:: What to work on ::
Quote all of the data exactly as given. Skip every picture it contains.

:: Source data ::
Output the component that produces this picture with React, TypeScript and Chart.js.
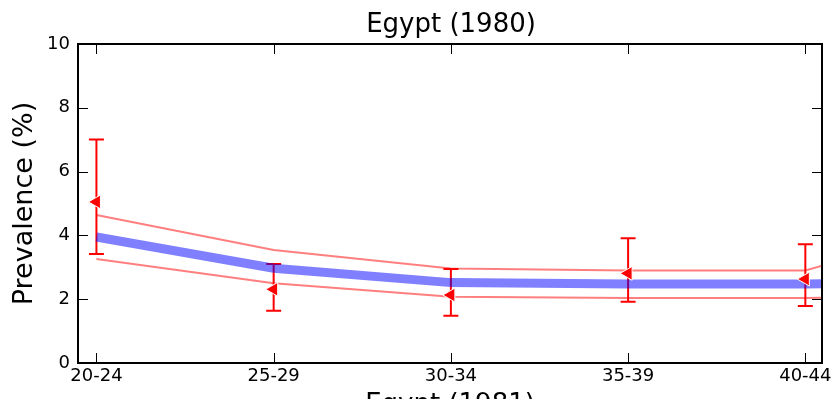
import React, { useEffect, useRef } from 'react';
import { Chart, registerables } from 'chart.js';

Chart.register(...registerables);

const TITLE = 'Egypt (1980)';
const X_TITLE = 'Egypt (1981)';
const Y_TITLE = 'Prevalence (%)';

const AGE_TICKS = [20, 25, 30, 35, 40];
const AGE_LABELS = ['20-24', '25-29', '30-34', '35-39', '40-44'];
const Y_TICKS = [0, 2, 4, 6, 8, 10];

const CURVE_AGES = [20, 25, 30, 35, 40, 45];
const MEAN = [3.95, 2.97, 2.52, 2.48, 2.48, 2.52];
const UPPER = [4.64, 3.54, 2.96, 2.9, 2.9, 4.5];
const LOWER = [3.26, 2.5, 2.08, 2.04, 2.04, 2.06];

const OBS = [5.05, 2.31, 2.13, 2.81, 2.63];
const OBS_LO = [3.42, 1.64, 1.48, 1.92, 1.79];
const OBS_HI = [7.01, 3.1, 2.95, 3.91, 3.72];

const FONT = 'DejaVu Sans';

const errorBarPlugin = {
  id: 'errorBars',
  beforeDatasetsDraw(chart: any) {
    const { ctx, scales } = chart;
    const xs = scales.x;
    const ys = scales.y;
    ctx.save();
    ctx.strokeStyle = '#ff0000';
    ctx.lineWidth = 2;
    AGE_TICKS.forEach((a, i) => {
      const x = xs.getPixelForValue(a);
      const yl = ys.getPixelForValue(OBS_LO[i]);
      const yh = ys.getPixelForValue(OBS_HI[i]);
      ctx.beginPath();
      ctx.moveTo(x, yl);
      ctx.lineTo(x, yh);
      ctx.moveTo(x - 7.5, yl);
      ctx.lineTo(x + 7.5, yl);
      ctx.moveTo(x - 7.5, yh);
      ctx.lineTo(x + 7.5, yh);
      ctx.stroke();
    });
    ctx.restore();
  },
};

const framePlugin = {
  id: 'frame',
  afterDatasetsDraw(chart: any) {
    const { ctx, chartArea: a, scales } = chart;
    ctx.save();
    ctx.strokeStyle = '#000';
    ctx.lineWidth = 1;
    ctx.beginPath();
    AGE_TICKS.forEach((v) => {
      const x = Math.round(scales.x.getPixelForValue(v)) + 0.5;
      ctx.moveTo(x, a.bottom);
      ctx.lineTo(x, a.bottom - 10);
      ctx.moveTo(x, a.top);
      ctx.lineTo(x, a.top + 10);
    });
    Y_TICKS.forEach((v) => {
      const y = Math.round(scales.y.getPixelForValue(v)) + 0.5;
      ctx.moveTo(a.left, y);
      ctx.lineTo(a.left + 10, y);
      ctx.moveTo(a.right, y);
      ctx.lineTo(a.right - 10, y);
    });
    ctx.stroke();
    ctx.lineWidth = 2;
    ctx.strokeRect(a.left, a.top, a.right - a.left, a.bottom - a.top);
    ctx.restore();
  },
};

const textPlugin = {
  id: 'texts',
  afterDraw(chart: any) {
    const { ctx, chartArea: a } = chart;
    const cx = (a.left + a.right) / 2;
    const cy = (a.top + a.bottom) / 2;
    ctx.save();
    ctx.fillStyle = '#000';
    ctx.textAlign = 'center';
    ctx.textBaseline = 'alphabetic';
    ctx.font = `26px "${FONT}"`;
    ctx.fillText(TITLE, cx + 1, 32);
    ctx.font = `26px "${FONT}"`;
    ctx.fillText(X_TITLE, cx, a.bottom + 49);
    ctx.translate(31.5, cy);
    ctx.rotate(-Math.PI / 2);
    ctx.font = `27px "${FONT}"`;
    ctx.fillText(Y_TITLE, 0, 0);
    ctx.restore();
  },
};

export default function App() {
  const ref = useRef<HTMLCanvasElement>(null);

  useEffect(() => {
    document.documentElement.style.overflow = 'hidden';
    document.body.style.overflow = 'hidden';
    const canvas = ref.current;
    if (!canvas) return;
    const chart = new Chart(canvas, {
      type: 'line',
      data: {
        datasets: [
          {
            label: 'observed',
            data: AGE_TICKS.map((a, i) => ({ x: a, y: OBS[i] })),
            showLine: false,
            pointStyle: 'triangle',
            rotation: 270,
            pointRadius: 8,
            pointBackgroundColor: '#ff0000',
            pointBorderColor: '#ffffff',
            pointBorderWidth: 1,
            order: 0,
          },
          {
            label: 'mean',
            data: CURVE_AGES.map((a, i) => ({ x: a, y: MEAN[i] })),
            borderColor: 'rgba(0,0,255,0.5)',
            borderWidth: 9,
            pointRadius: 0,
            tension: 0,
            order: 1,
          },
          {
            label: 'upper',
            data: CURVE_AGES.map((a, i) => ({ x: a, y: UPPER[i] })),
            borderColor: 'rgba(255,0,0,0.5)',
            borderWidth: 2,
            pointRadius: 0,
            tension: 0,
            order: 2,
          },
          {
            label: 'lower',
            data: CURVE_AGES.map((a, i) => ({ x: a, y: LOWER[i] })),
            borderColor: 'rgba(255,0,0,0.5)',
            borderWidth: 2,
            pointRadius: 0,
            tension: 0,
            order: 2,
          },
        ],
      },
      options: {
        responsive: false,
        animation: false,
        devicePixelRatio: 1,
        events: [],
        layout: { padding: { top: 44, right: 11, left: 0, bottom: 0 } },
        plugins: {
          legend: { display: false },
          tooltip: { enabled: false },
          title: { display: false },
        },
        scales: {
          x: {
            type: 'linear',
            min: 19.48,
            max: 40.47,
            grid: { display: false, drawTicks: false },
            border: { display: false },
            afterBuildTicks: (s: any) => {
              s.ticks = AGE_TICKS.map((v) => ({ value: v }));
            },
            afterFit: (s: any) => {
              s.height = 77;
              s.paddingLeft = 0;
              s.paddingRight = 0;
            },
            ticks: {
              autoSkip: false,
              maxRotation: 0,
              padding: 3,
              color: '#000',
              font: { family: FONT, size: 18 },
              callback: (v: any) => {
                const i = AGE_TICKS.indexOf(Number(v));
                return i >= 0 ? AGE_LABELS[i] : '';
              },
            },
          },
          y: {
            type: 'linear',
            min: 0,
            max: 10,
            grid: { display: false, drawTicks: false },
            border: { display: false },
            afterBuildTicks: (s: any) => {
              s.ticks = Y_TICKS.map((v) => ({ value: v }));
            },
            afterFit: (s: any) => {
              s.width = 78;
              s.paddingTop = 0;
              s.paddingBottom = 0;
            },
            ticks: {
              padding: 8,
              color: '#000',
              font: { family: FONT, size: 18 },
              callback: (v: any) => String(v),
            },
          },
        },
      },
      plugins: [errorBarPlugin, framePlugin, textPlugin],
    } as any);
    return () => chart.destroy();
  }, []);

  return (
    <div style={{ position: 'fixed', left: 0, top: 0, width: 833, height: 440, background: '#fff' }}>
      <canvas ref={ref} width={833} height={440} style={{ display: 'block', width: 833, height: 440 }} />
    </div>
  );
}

:: Response to the task ::
Output the component that produces this picture with React, TypeScript and Chart.js.
import React, { useEffect, useRef } from 'react';
import { Chart, registerables } from 'chart.js';

Chart.register(...registerables);

const TITLE = 'Egypt (1980)';
const X_TITLE = 'Egypt (1981)';
const Y_TITLE = 'Prevalence (%)';

const AGE_TICKS = [20, 25, 30, 35, 40];
const AGE_LABELS = ['20-24', '25-29', '30-34', '35-39', '40-44'];
const Y_TICKS = [0, 2, 4, 6, 8, 10];

const CURVE_AGES = [20, 25, 30, 35, 40, 45];
const MEAN = [3.95, 2.97, 2.52, 2.48, 2.48, 2.52];
const UPPER = [4.64, 3.54, 2.96, 2.9, 2.9, 4.5];
const LOWER = [3.26, 2.5, 2.08, 2.04, 2.04, 2.06];

const OBS = [5.05, 2.31, 2.13, 2.81, 2.63];
const OBS_LO = [3.42, 1.64, 1.48, 1.92, 1.79];
const OBS_HI = [7.01, 3.1, 2.95, 3.91, 3.72];

const FONT = 'DejaVu Sans';

const errorBarPlugin = {
  id: 'errorBars',
  beforeDatasetsDraw(chart: any) {
    const { ctx, scales } = chart;
    const xs = scales.x;
    const ys = scales.y;
    ctx.save();
    ctx.strokeStyle = '#ff0000';
    ctx.lineWidth = 2;
    AGE_TICKS.forEach((a, i) => {
      const x = xs.getPixelForValue(a);
      const yl = ys.getPixelForValue(OBS_LO[i]);
      const yh = ys.getPixelForValue(OBS_HI[i]);
      ctx.beginPath();
      ctx.moveTo(x, yl);
      ctx.lineTo(x, yh);
      ctx.moveTo(x - 7.5, yl);
      ctx.lineTo(x + 7.5, yl);
      ctx.moveTo(x - 7.5, yh);
      ctx.lineTo(x + 7.5, yh);
      ctx.stroke();
    });
    ctx.restore();
  },
};

const framePlugin = {
  id: 'frame',
  afterDatasetsDraw(chart: any) {
    const { ctx, chartArea: a, scales } = chart;
    ctx.save();
    ctx.strokeStyle = '#000';
    ctx.lineWidth = 1;
    ctx.beginPath();
    AGE_TICKS.forEach((v) => {
      const x = Math.round(scales.x.getPixelForValue(v)) + 0.5;
      ctx.moveTo(x, a.bottom);
      ctx.lineTo(x, a.bottom - 10);
      ctx.moveTo(x, a.top);
      ctx.lineTo(x, a.top + 10);
    });
    Y_TICKS.forEach((v) => {
      const y = Math.round(scales.y.getPixelForValue(v)) + 0.5;
      ctx.moveTo(a.left, y);
      ctx.lineTo(a.left + 10, y);
      ctx.moveTo(a.right, y);
      ctx.lineTo(a.right - 10, y);
    });
    ctx.stroke();
    ctx.lineWidth = 2;
    ctx.strokeRect(a.left, a.top, a.right - a.left, a.bottom - a.top);
    ctx.restore();
  },
};

const textPlugin = {
  id: 'texts',
  afterDraw(chart: any) {
    const { ctx, chartArea: a } = chart;
    const cx = (a.left + a.right) / 2;
    const cy = (a.top + a.bottom) / 2;
    ctx.save();
    ctx.fillStyle = '#000';
    ctx.textAlign = 'center';
    ctx.textBaseline = 'alphabetic';
    ctx.font = `26px "${FONT}"`;
    ctx.fillText(TITLE, cx + 1, 32);
    ctx.font = `26px "${FONT}"`;
    ctx.fillText(X_TITLE, cx, a.bottom + 49);
    ctx.translate(31.5, cy);
    ctx.rotate(-Math.PI / 2);
    ctx.font = `27px "${FONT}"`;
    ctx.fillText(Y_TITLE, 0, 0);
    ctx.restore();
  },
};

export default function App() {
  const ref = useRef<HTMLCanvasElement>(null);

  useEffect(() => {
    document.documentElement.style.overflow = 'hidden';
    document.body.style.overflow = 'hidden';
    const canvas = ref.current;
    if (!canvas) return;
    const chart = new Chart(canvas, {
      type: 'line',
      data: {
        datasets: [
          {
            label: 'observed',
            data: AGE_TICKS.map((a, i) => ({ x: a, y: OBS[i] })),
            showLine: false,
            pointStyle: 'triangle',
            rotation: 270,
            pointRadius: 8,
            pointBackgroundColor: '#ff0000',
            pointBorderColor: '#ffffff',
            pointBorderWidth: 1,
            order: 0,
          },
          {
            label: 'mean',
            data: CURVE_AGES.map((a, i) => ({ x: a, y: MEAN[i] })),
            borderColor: 'rgba(0,0,255,0.5)',
            borderWidth: 9,
            pointRadius: 0,
            tension: 0,
            order: 1,
          },
          {
            label: 'upper',
            data: CURVE_AGES.map((a, i) => ({ x: a, y: UPPER[i] })),
            borderColor: 'rgba(255,0,0,0.5)',
            borderWidth: 2,
            pointRadius: 0,
            tension: 0,
            order: 2,
          },
          {
            label: 'lower',
            data: CURVE_AGES.map((a, i) => ({ x: a, y: LOWER[i] })),
            borderColor: 'rgba(255,0,0,0.5)',
            borderWidth: 2,
            pointRadius: 0,
            tension: 0,
            order: 2,
          },
        ],
      },
      options: {
        responsive: false,
        animation: false,
        devicePixelRatio: 1,
        events: [],
        layout: { padding: { top: 44, right: 11, left: 0, bottom: 0 } },
        plugins: {
          legend: { display: false },
          tooltip: { enabled: false },
          title: { display: false },
        },
        scales: {
          x: {
            type: 'linear',
            min: 19.48,
            max: 40.47,
            grid: { display: false, drawTicks: false },
            border: { display: false },
            afterBuildTicks: (s: any) => {
              s.ticks = AGE_TICKS.map((v) => ({ value: v }));
            },
            afterFit: (s: any) => {
              s.height = 77;
              s.paddingLeft = 0;
              s.paddingRight = 0;
            },
            ticks: {
              autoSkip: false,
              maxRotation: 0,
              padding: 3,
              color: '#000',
              font: { family: FONT, size: 18 },
              callback: (v: any) => {
                const i = AGE_TICKS.indexOf(Number(v));
                return i >= 0 ? AGE_LABELS[i] : '';
              },
            },
          },
          y: {
            type: 'linear',
            min: 0,
            max: 10,
            grid: { display: false, drawTicks: false },
            border: { display: false },
            afterBuildTicks: (s: any) => {
              s.ticks = Y_TICKS.map((v) => ({ value: v }));
            },
            afterFit: (s: any) => {
              s.width = 78;
              s.paddingTop = 0;
              s.paddingBottom = 0;
            },
            ticks: {
              padding: 8,
              color: '#000',
              font: { family: FONT, size: 18 },
              callback: (v: any) => String(v),
            },
          },
        },
      },
      plugins: [errorBarPlugin, framePlugin, textPlugin],
    } as any);
    return () => chart.destroy();
  }, []);

  return (
    <div style={{ position: 'fixed', left: 0, top: 0, width: 833, height: 440, background: '#fff' }}>
      <canvas ref={ref} width={833} height={440} style={{ display: 'block', width: 833, height: 440 }} />
    </div>
  );
}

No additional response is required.